Pada Selasa, Majelis Hakim PN Jakarta Timur mengabulkan permohonan tim kuasa hukum HRS yang meminta agar persidangan dihadiri langsung oleh terdakwa. Ketua Majelis Hakim, Suparman Nyompa dalam putusannya menimbang bahwa daring menuai berbagai hambatan seperti gangguan sinyal internet dan terdakwa merasa tidak dapat berkomunikasi dengan baik.
Sidang pun dijadwalkan kembali pada Jumat (26/3) dengan agenda penyampaian keberatan atau eksepsi. Alamsyah Hanafiah pun menjamin HRS akan menjalankan protokol kesehatan dalam persidangan itu.

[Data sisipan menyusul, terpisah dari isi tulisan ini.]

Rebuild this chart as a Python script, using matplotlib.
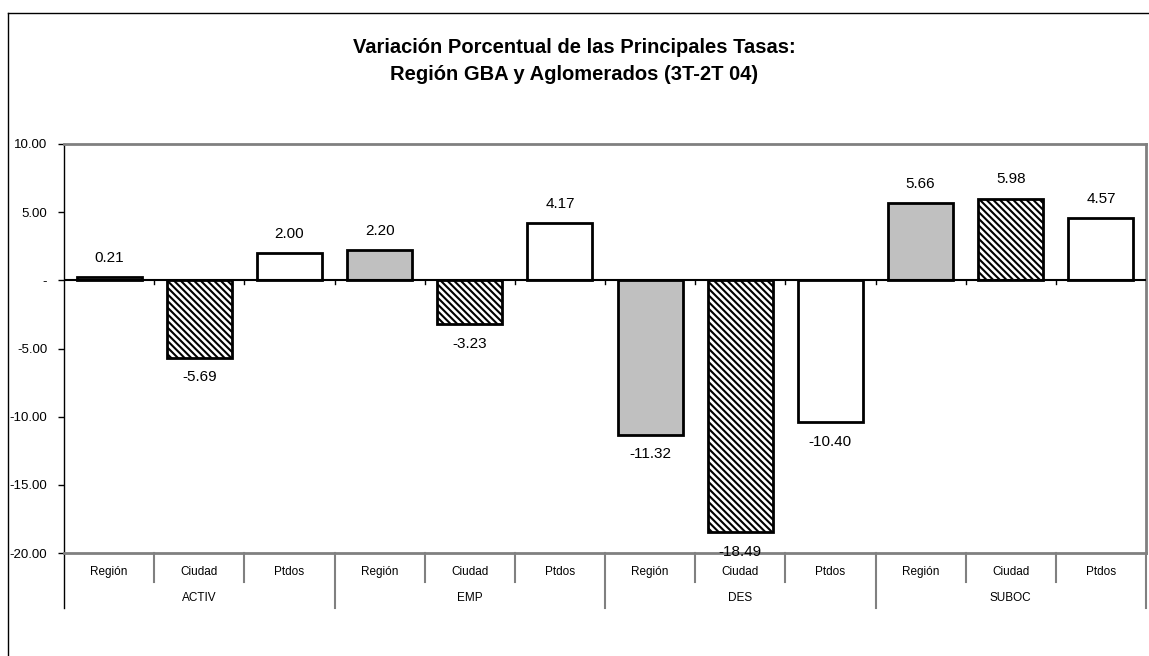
import matplotlib.pyplot as plt
import matplotlib.transforms as mtransforms
import numpy as np

plt.rcParams['font.family'] = ['Liberation Sans', 'DejaVu Sans']
plt.rcParams['hatch.linewidth'] = 1.5

# data
groups = ["ACTIV", "EMP", "DES", "SUBOC"]
subcats = ["Región", "Ciudad", "Ptdos"]
region = [0.21, 2.20, -11.32, 5.66]
ciudad = [-5.69, -3.23, -18.49, 5.98]
ptdos = [2.00, 4.17, -10.40, 4.57]

values = []
for i in range(len(groups)):
    values += [region[i], ciudad[i], ptdos[i]]
values = np.array(values)
x = np.arange(len(values))

fig = plt.figure(figsize=(11.49, 6.56), dpi=100)
ax = fig.add_axes([0.0557, 0.157, 0.9417, 0.6235])

styles = [dict(color="#c0c0c0", hatch=None),
          dict(color="white", hatch="\\\\\\\\\\"),
          dict(color="white", hatch=None)]

for k, v in enumerate(values):
    st = styles[k % 3]
    ax.bar(x[k], v, width=0.72, color=st["color"], hatch=st["hatch"],
           edgecolor="black", linewidth=2.0, zorder=3)
    off = 14 if v > 0 else -14
    ax.annotate(f"{v:.2f}", (x[k], v), xytext=(0, off), textcoords="offset points",
                ha="center", va="center", fontsize=11, annotation_clip=False, zorder=5)

ax.set_xlim(-0.5, 11.5)
ax.set_ylim(-20, 10)
yt = [10, 5, 0, -5, -10, -15, -20]
ax.set_yticks(yt)
ax.set_yticklabels([("%.2f" % t) if t != 0 else "-" for t in yt], fontsize=9.5)
ax.tick_params(axis="y", length=4, width=1, pad=8)
ax.set_xticks([])

for s in ["top", "right", "bottom"]:
    ax.spines[s].set_color("#808080")
    ax.spines[s].set_linewidth(2)
ax.spines["left"].set_linewidth(1)
ax.spines["left"].set_color("black")

# zero line with small ticks
ax.axhline(0, color="black", linewidth=1.5, zorder=4)
for b in np.arange(0.5, 11.5, 1):
    ax.plot([b, b], [0, -0.3], color="black", linewidth=1, zorder=4)

# category axis below
trans = mtransforms.blended_transform_factory(ax.transData, ax.transAxes)
for b in np.arange(-0.5, 12, 1):
    grp_edge = (b + 0.5) % 3 == 0
    y1 = -0.135 if grp_edge else -0.071
    col = "black" if b == -0.5 else "#808080"
    ax.plot([b, b], [0, y1], color=col, linewidth=1.5 if b != -0.5 else 1,
            transform=trans, clip_on=False)
for k in range(len(values)):
    ax.text(x[k], -0.046, subcats[k % 3], transform=trans, ha="center", va="center", fontsize=8.5)
for g, name in enumerate(groups):
    ax.text(3 * g + 1, -0.11, name, transform=trans, ha="center", va="center", fontsize=8.5)

fig.text(0.5, 0.942, "Variación Porcentual de las Principales Tasas:\nRegión GBA y Aglomerados (3T-2T 04)",
         ha="center", va="top", fontsize=14.5, fontweight="bold", linespacing=1.55)

# outer frame
fig.add_artist(plt.Line2D([0.007, 0.007], [0, 0.98], color="black", linewidth=1, transform=fig.transFigure))
fig.add_artist(plt.Line2D([0.007, 1.0], [0.98, 0.98], color="black", linewidth=1, transform=fig.transFigure))

fig.savefig("out.png", dpi=100)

Humas PN Jakarta Timur, Alex Adam Faisal mengaku berkoordinasi denga kepolisian soal pengamanan sidang pada Jumat. Sementara, Kabid Humas Polda Metro Jaya Kombes Yusri Yunus mengatakan, tidak akan ada skenario dan pengamanan khusus di sidang offline HRS pada Jumat.
Pengamanan, kata dia, masih tetap sama dalam membantu PN Jakarta Timur. Pada sidang sebelumnya, jajaran Polda Metro mengerahkan hingga 1.400 personel. "Skenario baru tidak akan ada, sama saja seperti kemarin ya," ujar dia, kemarin.
Berbeda dengan Polda, Karopenmas Divisi Humas Polri Brigjen Rusdi Hartono mengaku Polri menyusun rencana pengamanan untuk mengantisipasi membludaknya simpatisan HRS.